---- Dataset excerpt

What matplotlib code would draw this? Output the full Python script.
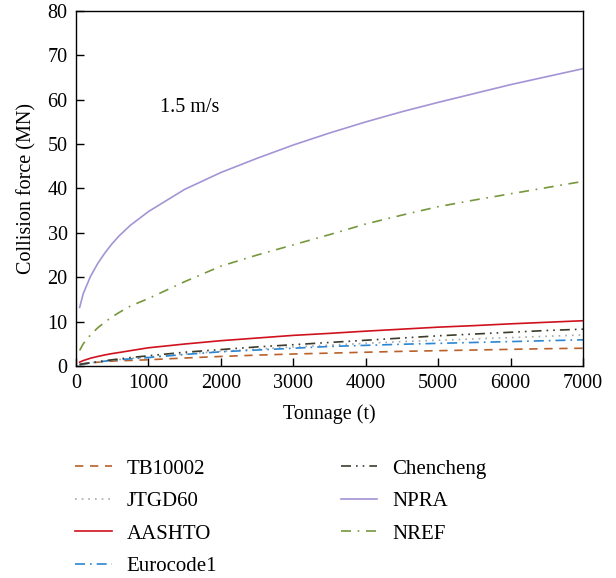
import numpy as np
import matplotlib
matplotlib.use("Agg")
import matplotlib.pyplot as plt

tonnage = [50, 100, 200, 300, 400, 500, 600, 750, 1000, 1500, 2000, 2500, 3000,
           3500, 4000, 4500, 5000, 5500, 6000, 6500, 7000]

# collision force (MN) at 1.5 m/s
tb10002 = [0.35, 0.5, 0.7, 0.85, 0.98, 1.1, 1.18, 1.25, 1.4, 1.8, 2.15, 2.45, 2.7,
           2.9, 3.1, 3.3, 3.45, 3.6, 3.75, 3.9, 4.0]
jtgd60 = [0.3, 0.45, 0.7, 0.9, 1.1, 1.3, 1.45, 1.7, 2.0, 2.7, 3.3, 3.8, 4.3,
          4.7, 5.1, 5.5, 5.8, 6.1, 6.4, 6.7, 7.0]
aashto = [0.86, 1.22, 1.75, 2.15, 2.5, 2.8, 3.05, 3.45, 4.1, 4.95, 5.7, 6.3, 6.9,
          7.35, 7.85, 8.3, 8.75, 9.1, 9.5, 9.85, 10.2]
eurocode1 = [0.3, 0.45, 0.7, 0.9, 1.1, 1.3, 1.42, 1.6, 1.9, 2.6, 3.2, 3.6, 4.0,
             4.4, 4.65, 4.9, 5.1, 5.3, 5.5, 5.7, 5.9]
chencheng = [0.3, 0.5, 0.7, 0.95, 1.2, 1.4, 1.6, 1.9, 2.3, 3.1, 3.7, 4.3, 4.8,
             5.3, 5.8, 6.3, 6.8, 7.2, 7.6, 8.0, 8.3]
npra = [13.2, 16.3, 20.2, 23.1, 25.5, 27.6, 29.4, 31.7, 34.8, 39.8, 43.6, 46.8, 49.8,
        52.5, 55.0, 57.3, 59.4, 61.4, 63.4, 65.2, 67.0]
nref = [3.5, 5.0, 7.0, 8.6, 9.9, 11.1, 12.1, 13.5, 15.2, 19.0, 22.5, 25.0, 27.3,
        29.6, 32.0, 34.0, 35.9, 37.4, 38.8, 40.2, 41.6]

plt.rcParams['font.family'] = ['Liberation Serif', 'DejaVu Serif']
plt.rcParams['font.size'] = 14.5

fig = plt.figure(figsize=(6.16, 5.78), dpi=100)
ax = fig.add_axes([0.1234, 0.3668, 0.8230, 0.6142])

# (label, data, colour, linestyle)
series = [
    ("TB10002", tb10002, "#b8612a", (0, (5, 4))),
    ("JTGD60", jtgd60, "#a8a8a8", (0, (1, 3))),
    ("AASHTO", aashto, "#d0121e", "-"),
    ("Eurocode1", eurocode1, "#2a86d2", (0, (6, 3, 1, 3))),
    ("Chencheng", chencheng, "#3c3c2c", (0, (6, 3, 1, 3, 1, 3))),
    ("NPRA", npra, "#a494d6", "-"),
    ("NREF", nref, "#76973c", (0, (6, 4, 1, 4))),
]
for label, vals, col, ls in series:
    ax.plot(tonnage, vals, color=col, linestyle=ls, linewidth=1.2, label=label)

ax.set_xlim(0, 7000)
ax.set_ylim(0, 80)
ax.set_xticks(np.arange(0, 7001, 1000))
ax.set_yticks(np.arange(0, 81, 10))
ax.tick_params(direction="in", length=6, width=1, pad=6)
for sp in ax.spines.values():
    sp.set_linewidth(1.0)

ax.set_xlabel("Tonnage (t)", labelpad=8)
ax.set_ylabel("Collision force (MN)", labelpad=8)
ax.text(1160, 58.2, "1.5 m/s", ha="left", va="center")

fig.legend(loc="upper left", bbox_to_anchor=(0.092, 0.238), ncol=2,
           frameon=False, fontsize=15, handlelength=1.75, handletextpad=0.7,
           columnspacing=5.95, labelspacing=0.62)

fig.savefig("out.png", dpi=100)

--------

Transcribe the opening line of the listing above, please, and every line after it through the line with "3500, 4000, 4500, 5000, 5500, 6000, 6500, 7000]", word for word, without pictures.

What matplotlib code would draw this? Output the full Python script.
import numpy as np
import matplotlib
matplotlib.use("Agg")
import matplotlib.pyplot as plt

tonnage = [50, 100, 200, 300, 400, 500, 600, 750, 1000, 1500, 2000, 2500, 3000,
           3500, 4000, 4500, 5000, 5500, 6000, 6500, 7000]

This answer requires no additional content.